While the process of doing research involves lots of things that are educational and provide good experience for the researcher, at the end of the day the only thing that really matters is the result. E.g., do we know something now that was not known before? Do we have a method/algorithm/system that does something not done before, or in a manner (accuracy, speed, robustness, etc.) that is significantly better than prior methods/algorithms/systems? And can this be verified or proved?
Building it is not enough.
"I built a system to do X" is not enough. In research, you have to systematically assess/evaluate what you created. Unless your research is provably correct, this usually means an experimental assessment that measures performance along the important dimension(s), done in a scientifically valid way. Thinking through how to assess a system is something to be done before you build it, not as an afterthought. In some cases, such an assessment may be about accuracy or error rates or ROC curves; in other cases, it might involve a user study. Or both.
Your advisor
Interacting with your advisor(s) at every step of the research process is important. A student should not do a whole research project, or a large chunk of a research project, and then show it to his/her advisor. It is an interactive process, with frequent touching base on priorities, plans, problems, accomplishments, etc. Such meetings are opportunities to get useful feedback and should be welcomed. Don't wait for your advisor to ask for such a meeting - take the initiative to schedule it.
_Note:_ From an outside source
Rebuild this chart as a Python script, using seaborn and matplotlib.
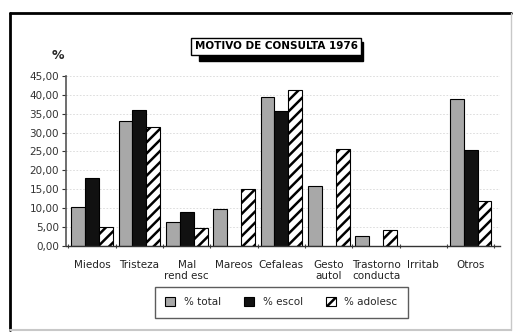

On the other hand, a student research should not expect to be told what to do by the advisor. A researcher needs to be proactive and "own the project," taking responsibilty for pursuing new independent ideas, for watching out for dead ends or unfruitful directions in the work, for figuring out the unknowns in the process. Other reserachers (students, visitors, faculty) should be viewed as great resources to discuss your work with; regularly talk with others about your (and their) work; critique each other's work, brainstorm, offer advice, ask for help. DON'T ISOLATE YOURSELF AND TREAT YOUR RESEARCH AS AN INDEPENDENT ISLAND.